Suppose we have an arbitrary string, s.
s has the property of being from just about anywhere in the world. People from USA, Japan, Korea, Russia, China and Greece all write into s from time to time. Fortunately we don't have time travellers using Linear A, however.
For the sake of discussion, let's presume we want to do string operations such as:
- reverse
- length
- capitalize
- lowercase
- index into
and, just because this is for the sake of discussion, let's presume we want to write these routines ourselves (instead of grabbing a library), and we have no legacy software to maintain.
There are 3 standards for Unicode: utf-8, utf-16, and utf-32, each with pros and cons.
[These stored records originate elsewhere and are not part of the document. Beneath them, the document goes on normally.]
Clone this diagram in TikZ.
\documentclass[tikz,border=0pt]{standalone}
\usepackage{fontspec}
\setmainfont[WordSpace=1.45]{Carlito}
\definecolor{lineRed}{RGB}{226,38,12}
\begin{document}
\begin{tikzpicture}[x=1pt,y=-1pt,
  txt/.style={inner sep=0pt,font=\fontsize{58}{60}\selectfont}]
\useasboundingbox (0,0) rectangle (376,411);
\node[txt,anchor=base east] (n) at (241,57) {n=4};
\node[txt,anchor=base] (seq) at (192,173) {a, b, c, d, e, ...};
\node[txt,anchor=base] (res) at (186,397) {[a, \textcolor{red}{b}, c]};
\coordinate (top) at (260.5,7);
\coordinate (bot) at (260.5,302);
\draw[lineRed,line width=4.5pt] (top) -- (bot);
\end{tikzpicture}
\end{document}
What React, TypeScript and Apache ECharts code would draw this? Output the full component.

But let's say I'm sorta dumb, and I want one Unicode to rule them all (because rolling a dynamically adapting library for 3 different kinds of string encodings that hides the difference from the API user sounds hard).
- Which encoding is most general?
- Which encoding is supported by wchar_t?
- Which encoding is supported by the STL?
- Are these encodings all(or not at all) null-terminated?
--
The point of this question is to educate myself and others in useful and usable information for Unicode: reading the RFCs is fine, but there's a 'stack' of information related to compilers, languages, and operating systems that the RFCs do not cover, but is vital to know to actually use Unicode in a real app.